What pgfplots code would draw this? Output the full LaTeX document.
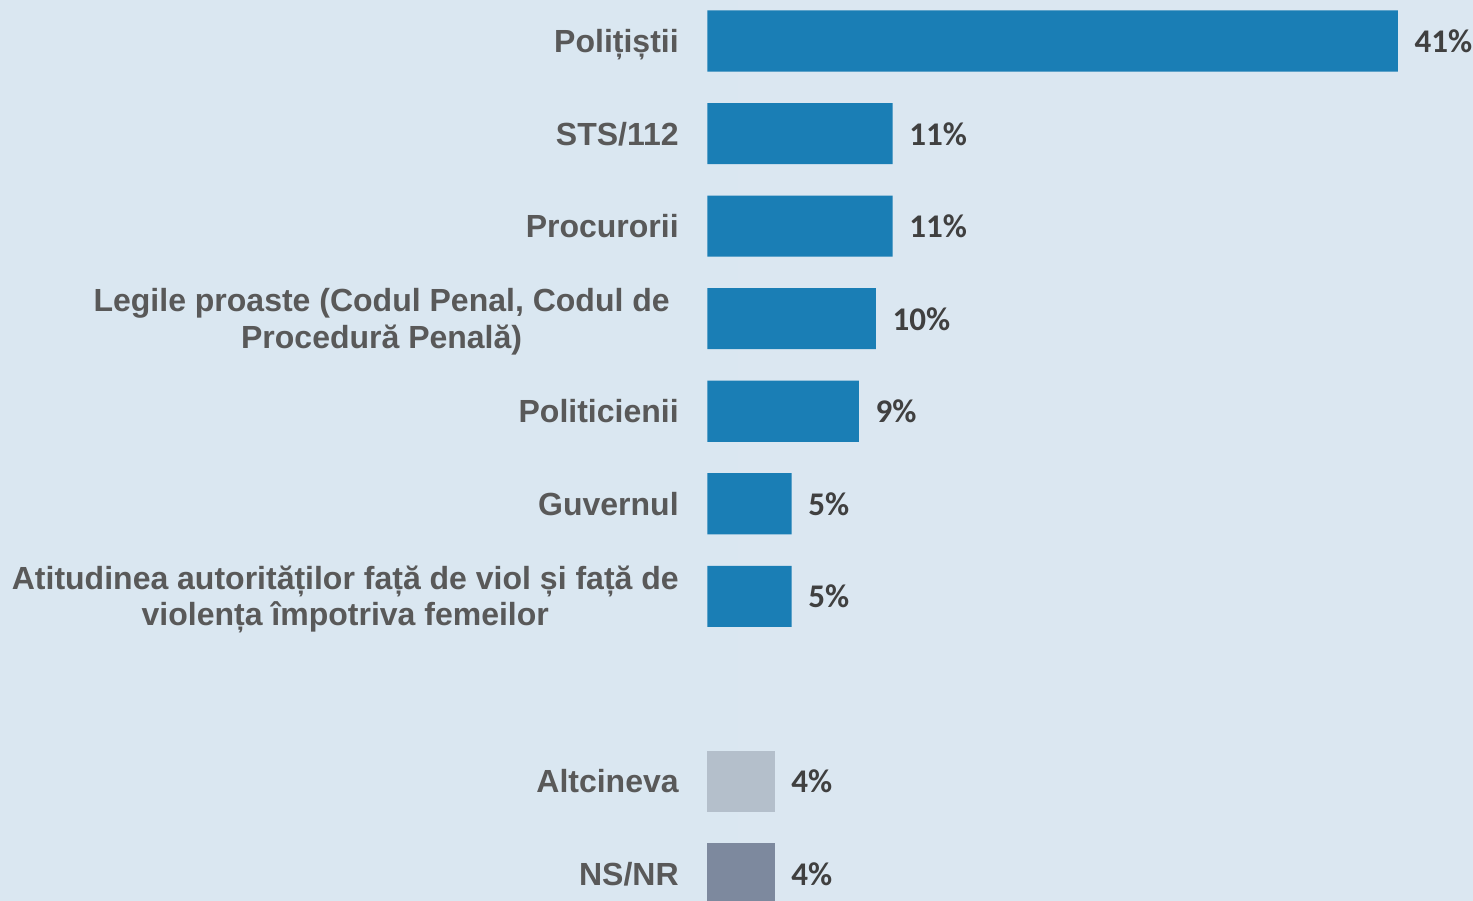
\documentclass[border=0pt]{standalone}
\usepackage{pgfplots}
\pgfplotsset{compat=1.18}
\usepackage{fontspec}
\newfontfamily\labfont{Liberation Sans}
\newfontfamily\valfont{Carlito}
\definecolor{barblue}{RGB}{26,126,181}
\definecolor{altgray}{RGB}{180,191,203}
\definecolor{nsgray}{RGB}{125,137,158}
\definecolor{labgray}{RGB}{89,89,89}
\definecolor{valgray}{RGB}{64,64,64}
\definecolor{bgL}{RGB}{218,231,241}
\definecolor{bgM}{RGB}{238,243,249}
\definecolor{bgR}{RGB}{219,231,241}
\begin{document}
\begin{tikzpicture}[x=0.01cm,y=0.01cm]
\shade[left color=bgL, middle color=bgM, right color=bgR] (0,0) rectangle (1473,900);
\begin{axis}[
  at={(0,0)}, anchor=south west,
  width=14.73cm, height=9cm, scale only axis,
  xmin=-42.011, xmax=45.517, ymin=-0.4486, ymax=9.2811,
  y dir=reverse, axis lines=none,
  xbar, bar width=0.66,
  /pgf/number format/assume math mode=true,
  nodes near coords={\pgfmathprintnumber{\pgfplotspointmeta}\%},
  every node near coord/.append style={anchor=base west, inner sep=0pt, xshift=0.16cm, yshift=-0.115cm,
    font=\valfont\bfseries\fontsize{9.4pt}{11pt}\selectfont, text=valgray},
  point meta=x,
]
\addplot[fill=barblue, draw=none, bar shift=0pt] coordinates {
 (41,0) (11,1) (11,2) (10,3) (9,4) (5,5) (5,6)};
\addplot[fill=altgray, draw=none, bar shift=0pt] coordinates {(4,8)};
\addplot[fill=nsgray, draw=none, bar shift=0pt] coordinates {(4,9)};
\begin{scope}[every node/.style={anchor=base east, align=center, inner sep=0pt, text=labgray, yshift=-0.115cm,
   font=\labfont\bfseries\fontsize{9.1pt}{10.3pt}\selectfont}]
\node at (axis cs:-1.664,0) {Polițiștii};
\node at (axis cs:-1.664,1) {STS/112};
\node at (axis cs:-1.664,2) {Procurorii};
\node at (axis cs:-1.664,4) {Politicienii};
\node at (axis cs:-1.664,5) {Guvernul};
\node at (axis cs:-1.664,8) {Altcineva};
\node at (axis cs:-1.664,9) {NS/NR};
\end{scope}
\begin{scope}[every node/.style={anchor=east, align=center, inner sep=0pt, text=labgray, yshift=-0.03cm,
   font=\labfont\bfseries\fontsize{9.1pt}{10.3pt}\selectfont}]
\node at (axis cs:-2.199,3) {Legile proaste (Codul Penal, Codul de\\Procedură Penală)};
\node at (axis cs:-1.664,6) {Atitudinea autorităților față de viol și față de\\violența împotriva femeilor};
\end{scope}
\end{axis}
\end{tikzpicture}
\end{document}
- - - - - - -
§ **Goal**
Output the data above without changes, apart from leaving out the pictures.

§ **Task result**
What pgfplots code would draw this? Output the full LaTeX document.
\documentclass[border=0pt]{standalone}
\usepackage{pgfplots}
\pgfplotsset{compat=1.18}
\usepackage{fontspec}
\newfontfamily\labfont{Liberation Sans}
\newfontfamily\valfont{Carlito}
\definecolor{barblue}{RGB}{26,126,181}
\definecolor{altgray}{RGB}{180,191,203}
\definecolor{nsgray}{RGB}{125,137,158}
\definecolor{labgray}{RGB}{89,89,89}
\definecolor{valgray}{RGB}{64,64,64}
\definecolor{bgL}{RGB}{218,231,241}
\definecolor{bgM}{RGB}{238,243,249}
\definecolor{bgR}{RGB}{219,231,241}
\begin{document}
\begin{tikzpicture}[x=0.01cm,y=0.01cm]
\shade[left color=bgL, middle color=bgM, right color=bgR] (0,0) rectangle (1473,900);
\begin{axis}[
  at={(0,0)}, anchor=south west,
  width=14.73cm, height=9cm, scale only axis,
  xmin=-42.011, xmax=45.517, ymin=-0.4486, ymax=9.2811,
  y dir=reverse, axis lines=none,
  xbar, bar width=0.66,
  /pgf/number format/assume math mode=true,
  nodes near coords={\pgfmathprintnumber{\pgfplotspointmeta}\%},
  every node near coord/.append style={anchor=base west, inner sep=0pt, xshift=0.16cm, yshift=-0.115cm,
    font=\valfont\bfseries\fontsize{9.4pt}{11pt}\selectfont, text=valgray},
  point meta=x,
]
\addplot[fill=barblue, draw=none, bar shift=0pt] coordinates {
 (41,0) (11,1) (11,2) (10,3) (9,4) (5,5) (5,6)};
\addplot[fill=altgray, draw=none, bar shift=0pt] coordinates {(4,8)};
\addplot[fill=nsgray, draw=none, bar shift=0pt] coordinates {(4,9)};
\begin{scope}[every node/.style={anchor=base east, align=center, inner sep=0pt, text=labgray, yshift=-0.115cm,
   font=\labfont\bfseries\fontsize{9.1pt}{10.3pt}\selectfont}]
\node at (axis cs:-1.664,0) {Polițiștii};
\node at (axis cs:-1.664,1) {STS/112};
\node at (axis cs:-1.664,2) {Procurorii};
\node at (axis cs:-1.664,4) {Politicienii};
\node at (axis cs:-1.664,5) {Guvernul};
\node at (axis cs:-1.664,8) {Altcineva};
\node at (axis cs:-1.664,9) {NS/NR};
\end{scope}
\begin{scope}[every node/.style={anchor=east, align=center, inner sep=0pt, text=labgray, yshift=-0.03cm,
   font=\labfont\bfseries\fontsize{9.1pt}{10.3pt}\selectfont}]
\node at (axis cs:-2.199,3) {Legile proaste (Codul Penal, Codul de\\Procedură Penală)};
\node at (axis cs:-1.664,6) {Atitudinea autorităților față de viol și față de\\violența împotriva femeilor};
\end{scope}
\end{axis}
\end{tikzpicture}
\end{document}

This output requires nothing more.